A review by rodhilton
97 Things Every Programmer Should Know: Collective Wisdom from the Experts by

2.0

"97 Livejournal Posts: Collective Suggestions from 20 Experts You've Heard Of And 77 Random People"

This is a book with 97 tips for programmers, each tip takes up two pages or less, written by different programmers (a few get more than one entry). Here's the problem: 2 pages isn't enough to say anything useful about anything. And taking 97 useless writings and concatenating them together doesn't create a useful one - the size limit of each entry prevents anything from being particularly valuable.

Sure, there are some gems occasionally, but it's mostly the same old stuff everyone knows (write unit tests, learn commandline tools, write good comments, write no comments, refactor, DRY, SRP, etc) and a handful of random crap (learn a foreign language). Hilariously, there are occasional serious computer scientists thrown into the mix - one post goes into a lot of detail about how floating point rounding errors happen, including formulas and mathematics, and his tip is sandwiched between a tip on encapsulating behavior with state and one on contributing to open source (as a side note, I am getting kind of tired of the attitude that open source projects are a great dumping ground for practicing your programming skills, rather than real projects worthy of the same kind of care and consideration as your day job).
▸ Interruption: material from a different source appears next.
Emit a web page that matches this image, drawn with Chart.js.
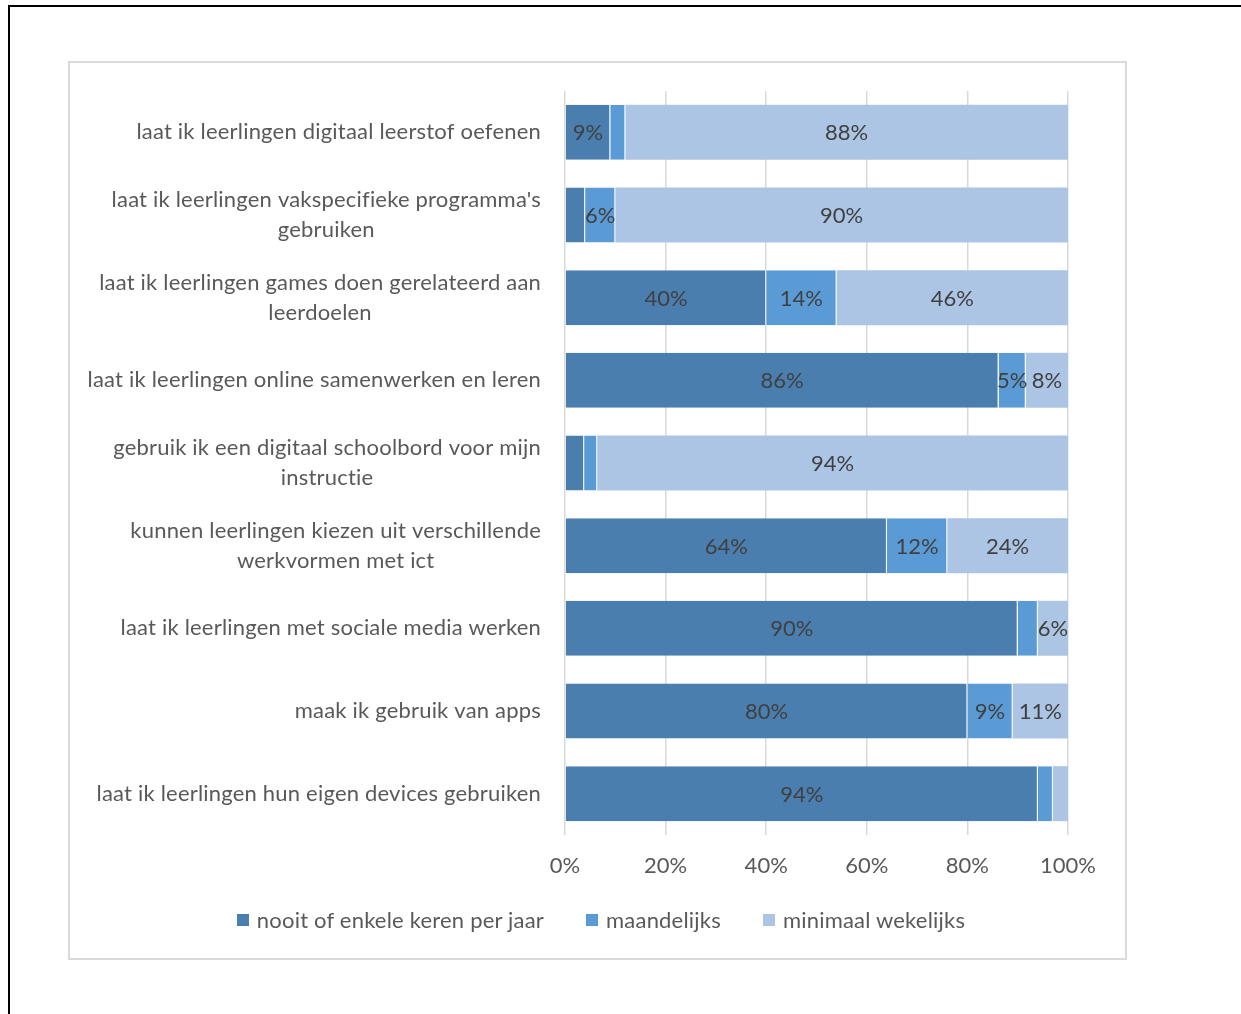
<!DOCTYPE html>
<html>
<head>
<meta charset="utf-8">
<script src="https://cdn.jsdelivr.net/npm/chart.js@4/dist/chart.umd.min.js"></script>
<style>
  html, body { margin: 0; padding: 0; background: #fff; }
  #wrap { position: relative; width: 1241px; height: 1014px; overflow: hidden; }
  #page { position: absolute; left: 8px; top: 5px; width: 1240px; height: 1020px;
          border-top: 2px solid #000; border-left: 2px solid #000; }
  #frame { position: absolute; left: 68px; top: 61px; width: 1055px; height: 895px;
           border: 2px solid #d9d9d9; }
  canvas { position: absolute; left: 0; top: 0; }
  #legend { position: absolute; left: 0; width: 1202px; top: 905px; display: flex;
            justify-content: center; gap: 42px; font: 22px Lato, "Open Sans", sans-serif;
            color: #595959; line-height: 30px; letter-spacing: 0.2px; }
  #legend span.item { display: flex; align-items: center; }
  #legend span.box { display: inline-block; width: 12px; height: 12px; margin-right: 8px; }
</style>
</head>
<body>
<div id="wrap">
  <div id="page"></div>
  <div id="frame"></div>
  <canvas id="usageChart" width="1241" height="1014"></canvas>
  <div id="legend"></div>
</div>
<script>
const categories = [
    'laat ik leerlingen digitaal leerstof oefenen',
    ["laat ik leerlingen vakspecifieke programma's", 'gebruiken'],
    ['laat ik leerlingen games doen gerelateerd aan', 'leerdoelen'],
    'laat ik leerlingen online samenwerken en leren',
    ['gebruik ik een digitaal schoolbord voor mijn', 'instructie'],
    ['kunnen leerlingen kiezen uit verschillende', 'werkvormen met ict'],
    'laat ik leerlingen met sociale media werken',
    'maak ik gebruik van apps',
    'laat ik leerlingen hun eigen devices gebruiken'
];
const nooit = [9, 4, 40, 86.2, 3.8, 64, 90, 80, 94];
const maandelijks = [3, 6, 14, 5.4, 2.6, 12, 4, 9, 3];
const wekelijks = [88, 90, 46, 8.4, 93.6, 24, 6, 11, 3];
const xTicks = ['0%', '20%', '40%', '60%', '80%', '100%'];

const fontFamily = 'Lato, "Open Sans", sans-serif';

// category labels: block right-aligned to the axis, lines centred in the block
const categoryLabels = {
    id: 'categoryLabels',
    afterDraw(chart) {
        const ctx = chart.ctx;
        const yScale = chart.scales.y;
        const right = chart.chartArea.left - 24;
        ctx.save();
        ctx.font = '22px ' + fontFamily;
        ctx.letterSpacing = '0.2px';
        ctx.fillStyle = '#595959';
        ctx.textAlign = 'center';
        ctx.textBaseline = 'middle';
        categories.forEach((label, i) => {
            const lines = Array.isArray(label) ? label : [label];
            const w = Math.max(...lines.map(l => ctx.measureText(l).width));
            const cx = right - w / 2;
            const cy = yScale.getPixelForValue(i);
            lines.forEach((l, j) => {
                ctx.fillText(l, cx, cy + (j - (lines.length - 1) / 2) * 30);
            });
        });
        ctx.restore();
    }
};

// percentage labels in the middle of each segment
const segmentLabels = {
    id: 'segmentLabels',
    afterDatasetsDraw(chart) {
        const ctx = chart.ctx;
        ctx.save();
        ctx.font = '22px ' + fontFamily;
        ctx.fillStyle = '#404040';
        ctx.textAlign = 'center';
        ctx.textBaseline = 'middle';
        chart.data.datasets.forEach((ds, di) => {
            chart.getDatasetMeta(di).data.forEach((bar, i) => {
                const v = ds.data[i];
                if (v < 4.5) return;
                ctx.fillText(Math.round(v) + '%', (bar.x + bar.base) / 2, bar.y + 1);
            });
        });
        ctx.restore();
    }
};

const ctx = document.getElementById('usageChart').getContext('2d');
const usageChart = new Chart(ctx, {
    type: 'bar',
    data: {
        labels: categories,
        datasets: [{
            label: 'nooit of enkele keren per jaar',
            data: nooit,
            backgroundColor: '#4a7eaf',
            borderColor: '#ffffff',
            borderWidth: { right: 1 },
            borderSkipped: false
        }, {
            label: 'maandelijks',
            data: maandelijks,
            backgroundColor: '#5b9bd5',
            borderColor: '#ffffff',
            borderWidth: { right: 1 },
            borderSkipped: false
        }, {
            label: 'minimaal wekelijks',
            data: wekelijks,
            backgroundColor: '#adc5e5',
            borderColor: '#ffffff',
            borderWidth: { right: 0 },
            borderSkipped: false
        }]
    },
    options: {
        indexAxis: 'y',
        responsive: false,
        animation: false,
        datasets: { bar: { categoryPercentage: 1, barPercentage: 0.665 } },
        layout: { padding: { left: 134, right: 173, top: 91, bottom: 133 } },
        scales: {
            x: {
                stacked: true,
                min: 0,
                max: 100,
                grid: { color: '#d9d9d9', lineWidth: 1.5, drawTicks: false },
                border: { display: false },
                afterFit(scale) { scale.height = 46; },
                ticks: {
                    stepSize: 20,
                    padding: 18,
                    color: '#595959',
                    font: { family: fontFamily, size: 22 },
                    callback: (v, i) => xTicks[i]
                }
            },
            y: {
                stacked: true,
                grid: { display: false },
                border: { display: false },
                ticks: { display: false },
                afterFit(scale) { scale.width = 431; }
            }
        },
        plugins: {
            legend: { display: false },
            tooltip: { enabled: false }
        }
    },
    plugins: [categoryLabels, segmentLabels]
});

// legend built from the chart's datasets
const legendEl = document.getElementById('legend');
usageChart.data.datasets.forEach(ds => {
    const item = document.createElement('span');
    item.className = 'item';
    const box = document.createElement('span');
    box.className = 'box';
    box.style.background = ds.backgroundColor;
    item.appendChild(box);
    item.appendChild(document.createTextNode(ds.label));
    legendEl.appendChild(item);
});
</script>
</body>
</html>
"Install Me" wins the award for being the whiniest, most annoying post in the entire pack, it should be mentioned specifically.

In any case, most of these posts are a lot of "trust me" or "based on my experience" - no claims have any real evidence, and no tutorials or suggestions contain useful examples - how could they, with only two pages to work with? Every one of these suggestions should be the central thesis of its own book that goes into greater depth, and collecting 97 book descriptions together does not make a new book.

Here's a good rule of thumb: if you are a writer contributing to a book, and someone asked you to do a 90-minute presentation on your material, could you do it? How about a 60 minute presentation? 30? A 5-minute lightning talk, at least? If your entire contribution can be covered in an elevator ride, it's not worthy of a book.

There are probably 10-15 pages worth of good stuff in here, but even that isn't really very good. Not recommended.